=== Supplied information ===

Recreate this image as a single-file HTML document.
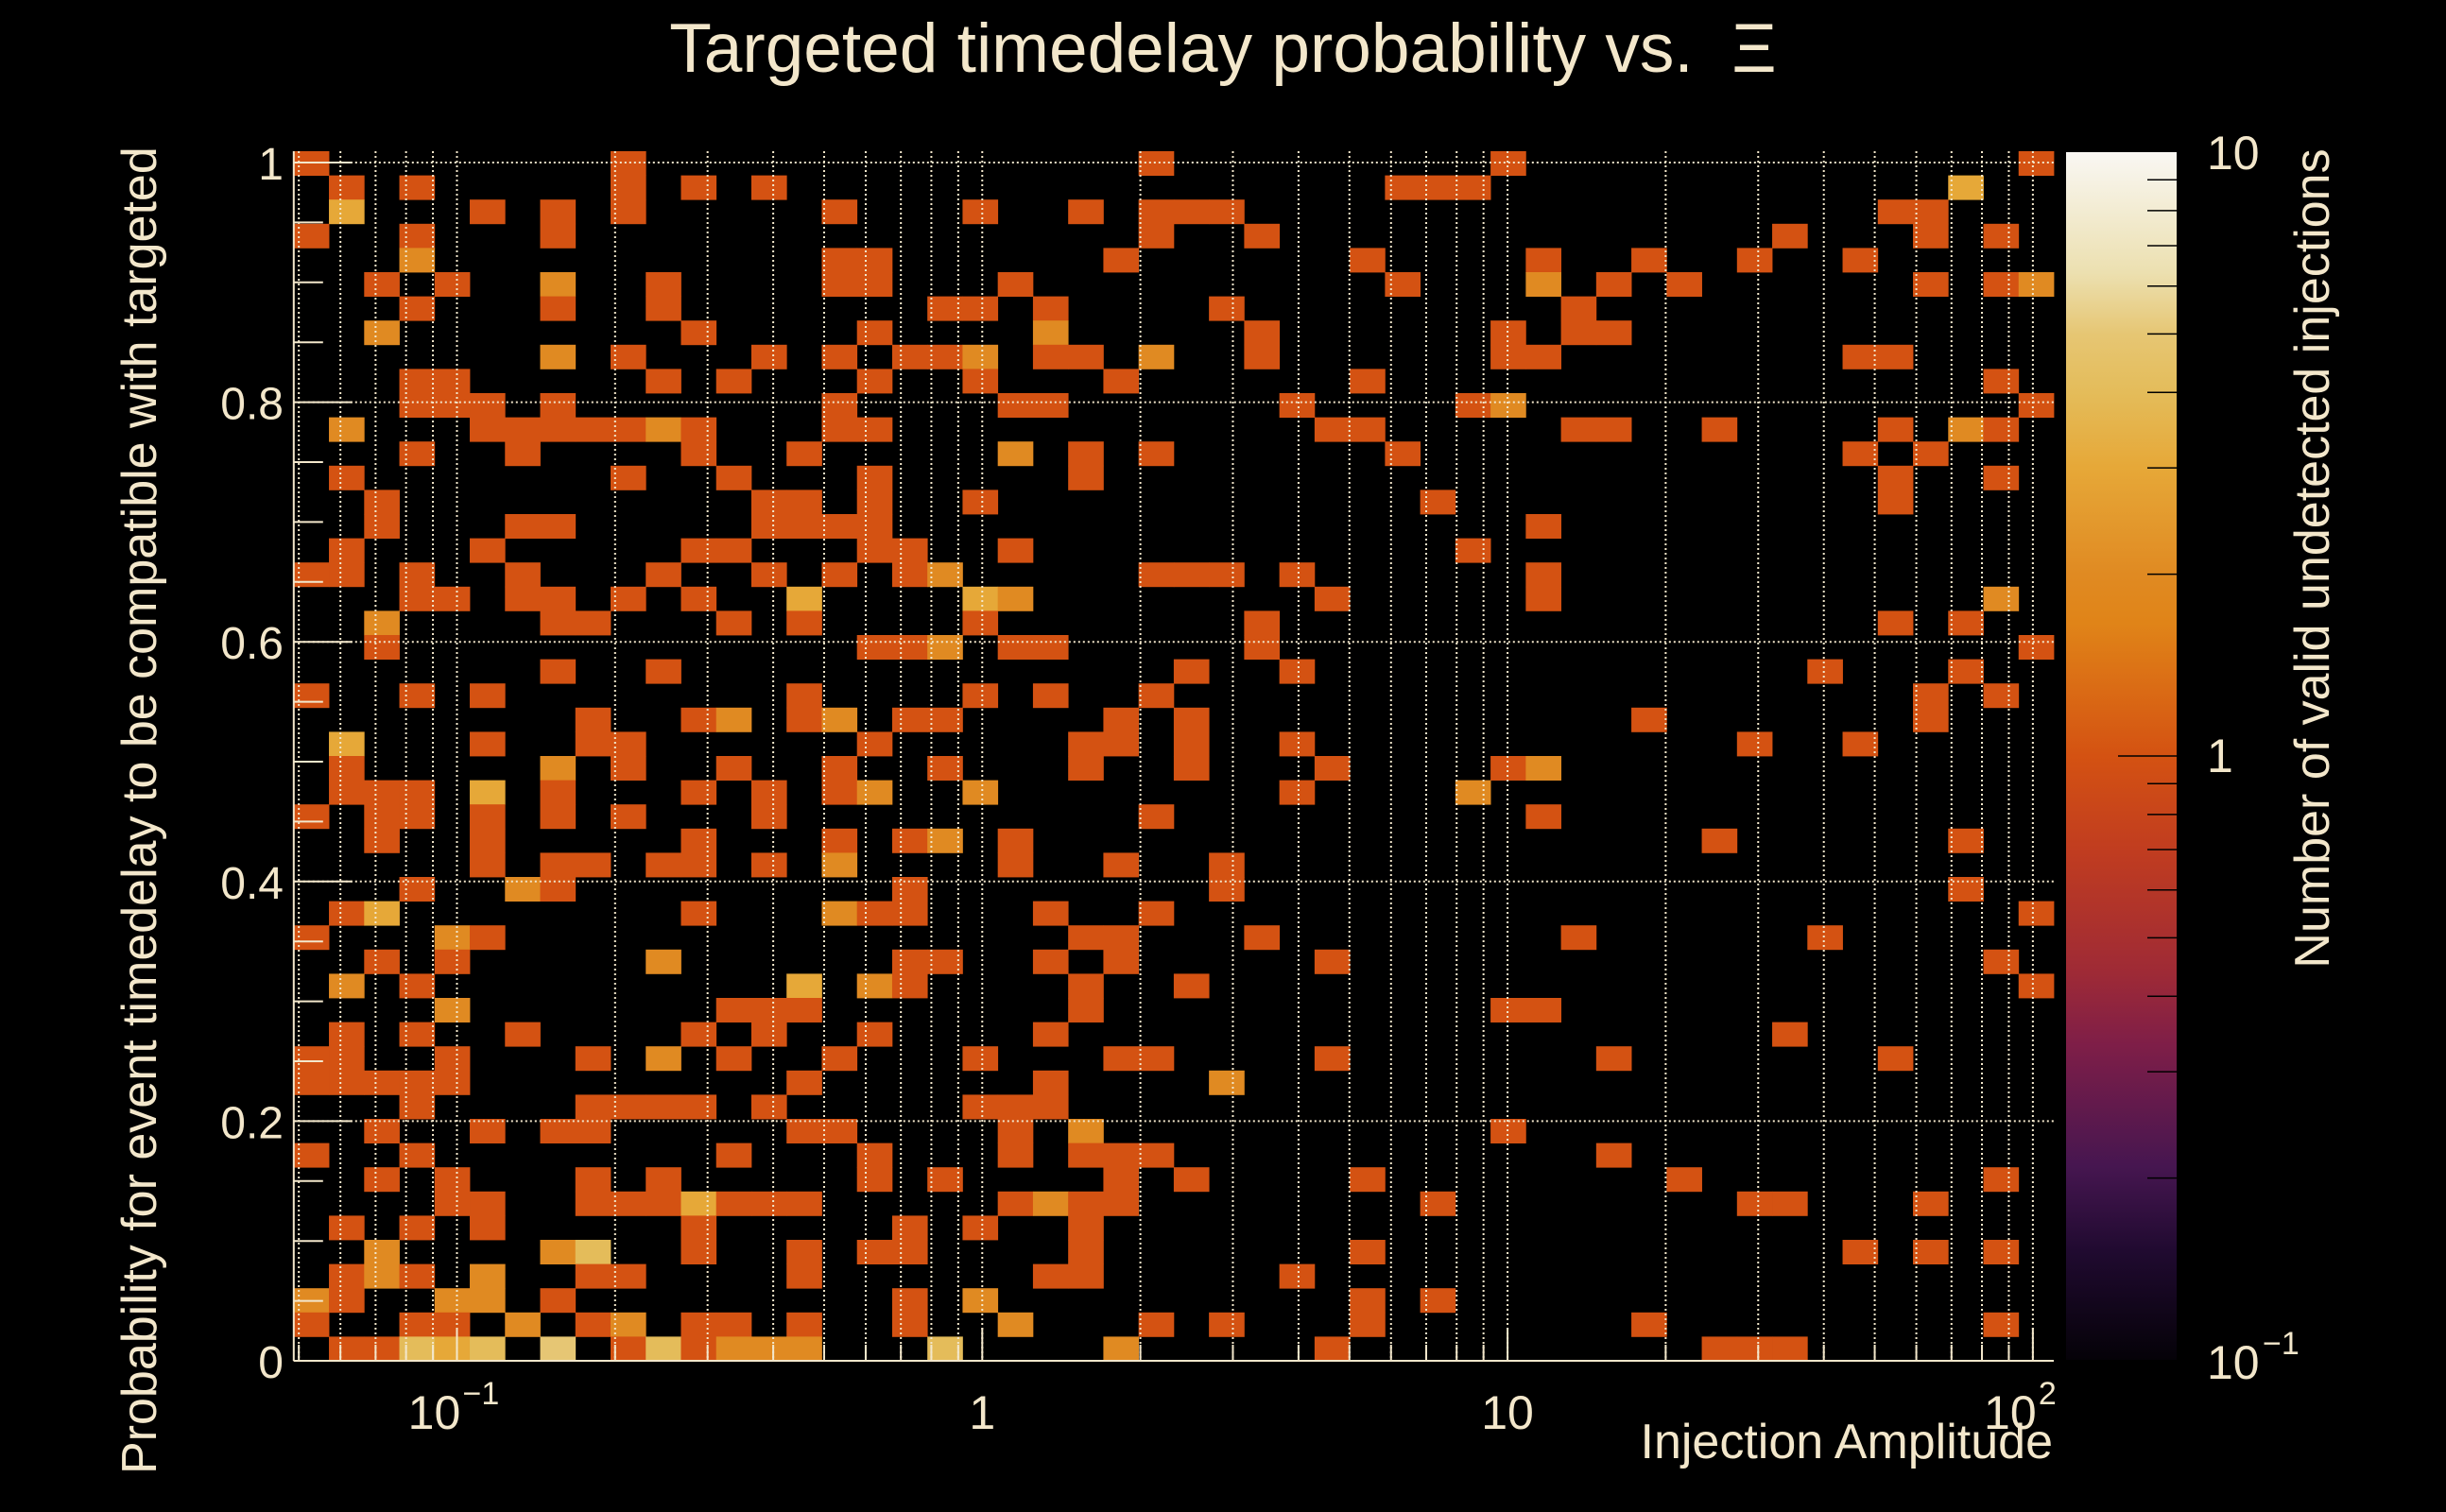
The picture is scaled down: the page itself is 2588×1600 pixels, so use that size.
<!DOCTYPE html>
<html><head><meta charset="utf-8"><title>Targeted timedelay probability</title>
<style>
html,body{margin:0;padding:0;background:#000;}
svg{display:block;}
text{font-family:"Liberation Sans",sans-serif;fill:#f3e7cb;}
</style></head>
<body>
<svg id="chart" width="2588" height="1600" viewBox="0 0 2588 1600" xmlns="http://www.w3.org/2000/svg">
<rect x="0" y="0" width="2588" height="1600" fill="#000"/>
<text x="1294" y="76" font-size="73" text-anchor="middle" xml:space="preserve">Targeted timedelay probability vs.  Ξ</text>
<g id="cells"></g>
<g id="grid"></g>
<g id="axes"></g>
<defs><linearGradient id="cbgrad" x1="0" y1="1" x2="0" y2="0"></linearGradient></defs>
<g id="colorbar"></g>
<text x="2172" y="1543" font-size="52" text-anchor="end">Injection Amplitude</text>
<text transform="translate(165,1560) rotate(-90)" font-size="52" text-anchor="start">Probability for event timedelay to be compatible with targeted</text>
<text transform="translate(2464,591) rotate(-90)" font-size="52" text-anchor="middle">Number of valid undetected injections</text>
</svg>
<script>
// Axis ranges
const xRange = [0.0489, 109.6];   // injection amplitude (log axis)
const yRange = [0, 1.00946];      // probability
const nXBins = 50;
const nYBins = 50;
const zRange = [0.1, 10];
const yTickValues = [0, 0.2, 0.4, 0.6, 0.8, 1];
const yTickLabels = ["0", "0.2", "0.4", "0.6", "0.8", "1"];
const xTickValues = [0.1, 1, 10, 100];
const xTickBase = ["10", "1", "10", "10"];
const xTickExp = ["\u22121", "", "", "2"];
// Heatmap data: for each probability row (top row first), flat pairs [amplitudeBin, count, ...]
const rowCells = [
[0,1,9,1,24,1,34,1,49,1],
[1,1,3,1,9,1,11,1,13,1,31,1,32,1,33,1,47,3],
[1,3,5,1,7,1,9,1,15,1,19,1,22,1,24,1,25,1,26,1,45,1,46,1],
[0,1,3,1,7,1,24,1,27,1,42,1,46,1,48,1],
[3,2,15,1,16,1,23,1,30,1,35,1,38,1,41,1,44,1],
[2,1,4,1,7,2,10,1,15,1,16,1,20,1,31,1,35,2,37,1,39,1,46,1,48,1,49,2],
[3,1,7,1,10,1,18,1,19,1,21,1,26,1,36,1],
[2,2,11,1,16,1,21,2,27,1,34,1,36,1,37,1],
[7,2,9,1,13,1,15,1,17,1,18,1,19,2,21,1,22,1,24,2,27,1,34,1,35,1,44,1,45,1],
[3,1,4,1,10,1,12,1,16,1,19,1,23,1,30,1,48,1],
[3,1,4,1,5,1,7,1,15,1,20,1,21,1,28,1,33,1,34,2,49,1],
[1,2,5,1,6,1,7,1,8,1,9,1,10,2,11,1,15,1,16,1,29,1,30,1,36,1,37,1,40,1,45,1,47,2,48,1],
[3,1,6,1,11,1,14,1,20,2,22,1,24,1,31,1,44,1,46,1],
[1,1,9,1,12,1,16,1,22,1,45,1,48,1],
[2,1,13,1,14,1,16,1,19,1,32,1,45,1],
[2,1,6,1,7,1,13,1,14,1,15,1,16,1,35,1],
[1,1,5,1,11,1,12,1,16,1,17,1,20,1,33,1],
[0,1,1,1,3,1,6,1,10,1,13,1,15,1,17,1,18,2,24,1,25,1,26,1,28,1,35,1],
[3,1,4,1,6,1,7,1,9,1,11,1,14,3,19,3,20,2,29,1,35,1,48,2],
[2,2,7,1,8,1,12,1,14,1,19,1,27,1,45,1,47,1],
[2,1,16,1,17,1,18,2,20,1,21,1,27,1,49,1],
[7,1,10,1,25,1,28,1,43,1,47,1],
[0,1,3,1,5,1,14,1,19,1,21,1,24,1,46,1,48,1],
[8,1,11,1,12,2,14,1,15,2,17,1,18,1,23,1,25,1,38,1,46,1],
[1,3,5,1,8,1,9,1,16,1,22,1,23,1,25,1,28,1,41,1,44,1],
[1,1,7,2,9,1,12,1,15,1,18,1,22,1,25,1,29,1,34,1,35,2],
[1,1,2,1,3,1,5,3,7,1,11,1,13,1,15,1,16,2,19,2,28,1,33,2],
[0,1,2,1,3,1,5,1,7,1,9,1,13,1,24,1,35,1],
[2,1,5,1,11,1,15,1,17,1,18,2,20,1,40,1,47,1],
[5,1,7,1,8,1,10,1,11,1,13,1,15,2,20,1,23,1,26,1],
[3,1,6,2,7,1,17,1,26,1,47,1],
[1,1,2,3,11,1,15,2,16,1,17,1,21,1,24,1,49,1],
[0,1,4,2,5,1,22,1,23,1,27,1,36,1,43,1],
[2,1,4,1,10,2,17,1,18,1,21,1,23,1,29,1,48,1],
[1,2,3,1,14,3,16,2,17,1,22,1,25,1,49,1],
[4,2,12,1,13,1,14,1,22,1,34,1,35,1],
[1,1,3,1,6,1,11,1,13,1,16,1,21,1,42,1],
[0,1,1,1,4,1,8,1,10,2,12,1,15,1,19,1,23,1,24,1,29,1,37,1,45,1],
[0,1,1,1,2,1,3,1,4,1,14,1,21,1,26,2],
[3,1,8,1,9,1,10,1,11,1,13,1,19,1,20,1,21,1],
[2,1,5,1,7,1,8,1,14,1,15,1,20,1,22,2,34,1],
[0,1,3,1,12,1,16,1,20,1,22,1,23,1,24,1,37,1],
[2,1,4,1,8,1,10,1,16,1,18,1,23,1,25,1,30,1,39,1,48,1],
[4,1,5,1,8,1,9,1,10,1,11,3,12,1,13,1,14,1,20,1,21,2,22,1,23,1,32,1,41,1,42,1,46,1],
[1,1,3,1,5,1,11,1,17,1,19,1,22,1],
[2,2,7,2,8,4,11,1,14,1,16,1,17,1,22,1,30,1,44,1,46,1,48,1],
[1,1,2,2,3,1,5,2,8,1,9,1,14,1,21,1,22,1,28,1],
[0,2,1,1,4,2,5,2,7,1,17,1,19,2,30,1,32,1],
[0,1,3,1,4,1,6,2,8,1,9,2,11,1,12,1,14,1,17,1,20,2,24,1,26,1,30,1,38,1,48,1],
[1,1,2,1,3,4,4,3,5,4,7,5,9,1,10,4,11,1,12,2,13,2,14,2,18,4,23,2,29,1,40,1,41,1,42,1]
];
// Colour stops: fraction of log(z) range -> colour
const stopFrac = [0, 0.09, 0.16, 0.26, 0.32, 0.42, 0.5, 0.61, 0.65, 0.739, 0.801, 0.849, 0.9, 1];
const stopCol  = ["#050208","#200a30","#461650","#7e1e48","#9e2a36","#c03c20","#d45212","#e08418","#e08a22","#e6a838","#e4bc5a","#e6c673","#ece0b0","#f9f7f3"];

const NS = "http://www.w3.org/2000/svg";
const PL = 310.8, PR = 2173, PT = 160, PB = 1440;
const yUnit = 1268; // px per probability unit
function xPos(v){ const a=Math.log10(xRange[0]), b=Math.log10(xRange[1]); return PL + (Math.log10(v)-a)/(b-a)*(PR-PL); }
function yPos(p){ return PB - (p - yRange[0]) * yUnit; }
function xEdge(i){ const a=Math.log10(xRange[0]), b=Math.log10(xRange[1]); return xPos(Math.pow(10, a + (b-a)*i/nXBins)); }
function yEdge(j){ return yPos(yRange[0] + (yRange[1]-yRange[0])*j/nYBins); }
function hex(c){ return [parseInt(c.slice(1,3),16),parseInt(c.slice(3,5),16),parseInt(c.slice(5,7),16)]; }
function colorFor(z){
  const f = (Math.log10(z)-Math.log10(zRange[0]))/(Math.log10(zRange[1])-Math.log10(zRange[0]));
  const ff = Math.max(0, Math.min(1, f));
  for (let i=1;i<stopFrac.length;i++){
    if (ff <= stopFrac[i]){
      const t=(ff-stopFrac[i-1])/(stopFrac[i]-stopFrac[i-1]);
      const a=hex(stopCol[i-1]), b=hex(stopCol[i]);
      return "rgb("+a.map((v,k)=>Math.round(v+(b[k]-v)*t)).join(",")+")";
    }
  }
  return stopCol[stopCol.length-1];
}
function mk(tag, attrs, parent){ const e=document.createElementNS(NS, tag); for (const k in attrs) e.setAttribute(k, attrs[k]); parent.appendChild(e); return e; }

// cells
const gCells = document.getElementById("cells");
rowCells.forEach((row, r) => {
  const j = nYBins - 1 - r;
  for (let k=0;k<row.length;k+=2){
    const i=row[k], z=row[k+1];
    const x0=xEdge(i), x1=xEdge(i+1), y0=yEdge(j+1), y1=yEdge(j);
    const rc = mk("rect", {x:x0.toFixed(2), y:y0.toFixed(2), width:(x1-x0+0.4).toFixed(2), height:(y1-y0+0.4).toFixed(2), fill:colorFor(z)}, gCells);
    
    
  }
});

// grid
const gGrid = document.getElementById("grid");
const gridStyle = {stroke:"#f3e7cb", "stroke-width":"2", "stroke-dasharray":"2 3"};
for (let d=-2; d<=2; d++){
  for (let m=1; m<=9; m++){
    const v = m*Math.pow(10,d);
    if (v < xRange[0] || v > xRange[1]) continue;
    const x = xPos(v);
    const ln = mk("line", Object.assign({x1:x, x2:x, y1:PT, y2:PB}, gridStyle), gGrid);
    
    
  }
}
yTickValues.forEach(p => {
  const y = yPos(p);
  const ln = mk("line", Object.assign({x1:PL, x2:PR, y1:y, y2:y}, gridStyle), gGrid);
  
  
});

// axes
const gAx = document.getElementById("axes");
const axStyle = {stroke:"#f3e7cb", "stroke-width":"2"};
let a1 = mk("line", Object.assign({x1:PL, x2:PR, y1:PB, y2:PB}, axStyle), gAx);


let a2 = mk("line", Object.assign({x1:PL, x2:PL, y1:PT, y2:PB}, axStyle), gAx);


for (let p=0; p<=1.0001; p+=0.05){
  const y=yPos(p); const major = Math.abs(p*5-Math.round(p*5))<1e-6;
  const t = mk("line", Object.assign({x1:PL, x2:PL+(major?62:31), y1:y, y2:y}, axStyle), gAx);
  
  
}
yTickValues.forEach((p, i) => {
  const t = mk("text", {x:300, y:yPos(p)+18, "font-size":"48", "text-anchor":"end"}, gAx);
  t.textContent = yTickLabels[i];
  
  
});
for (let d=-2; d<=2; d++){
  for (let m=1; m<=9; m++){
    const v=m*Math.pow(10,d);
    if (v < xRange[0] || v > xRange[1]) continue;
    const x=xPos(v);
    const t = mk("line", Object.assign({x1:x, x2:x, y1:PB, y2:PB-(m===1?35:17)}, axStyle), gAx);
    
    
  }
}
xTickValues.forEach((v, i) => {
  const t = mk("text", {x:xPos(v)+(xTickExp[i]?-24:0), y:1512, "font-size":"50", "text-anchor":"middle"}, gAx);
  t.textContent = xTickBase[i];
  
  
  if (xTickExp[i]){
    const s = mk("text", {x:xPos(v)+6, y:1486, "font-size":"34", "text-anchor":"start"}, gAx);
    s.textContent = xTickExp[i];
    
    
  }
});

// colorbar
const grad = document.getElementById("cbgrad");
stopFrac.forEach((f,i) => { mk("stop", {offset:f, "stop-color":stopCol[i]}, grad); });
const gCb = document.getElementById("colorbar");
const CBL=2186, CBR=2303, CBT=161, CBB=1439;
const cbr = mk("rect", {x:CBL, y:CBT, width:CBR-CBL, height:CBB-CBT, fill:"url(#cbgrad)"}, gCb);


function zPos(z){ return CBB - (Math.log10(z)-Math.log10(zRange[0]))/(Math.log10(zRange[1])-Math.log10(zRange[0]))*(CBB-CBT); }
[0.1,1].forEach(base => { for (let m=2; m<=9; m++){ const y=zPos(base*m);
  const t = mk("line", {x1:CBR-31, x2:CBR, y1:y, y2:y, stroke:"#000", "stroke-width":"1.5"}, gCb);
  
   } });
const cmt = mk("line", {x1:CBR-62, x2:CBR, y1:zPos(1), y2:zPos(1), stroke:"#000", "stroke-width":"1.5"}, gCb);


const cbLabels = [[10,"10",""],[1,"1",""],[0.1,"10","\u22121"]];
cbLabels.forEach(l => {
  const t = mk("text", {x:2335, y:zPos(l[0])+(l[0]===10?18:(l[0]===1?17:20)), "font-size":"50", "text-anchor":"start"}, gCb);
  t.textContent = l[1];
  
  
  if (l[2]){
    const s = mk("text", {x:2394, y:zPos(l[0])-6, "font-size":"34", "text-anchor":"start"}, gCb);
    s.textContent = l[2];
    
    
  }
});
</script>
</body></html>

=== Given instruction ===
Copy each line holding the word "document" from the listing above.

=== Solution to this task ===
Recreate this image as a single-file HTML document.
function mk(tag, attrs, parent){ const e=document.createElementNS(NS, tag); for (const k in attrs) e.setAttribute(k, attrs[k]); parent.appendChild(e); return e; }
const gCells = document.getElementById("cells");
const gGrid = document.getElementById("grid");
const gAx = document.getElementById("axes");
const grad = document.getElementById("cbgrad");
const gCb = document.getElementById("colorbar");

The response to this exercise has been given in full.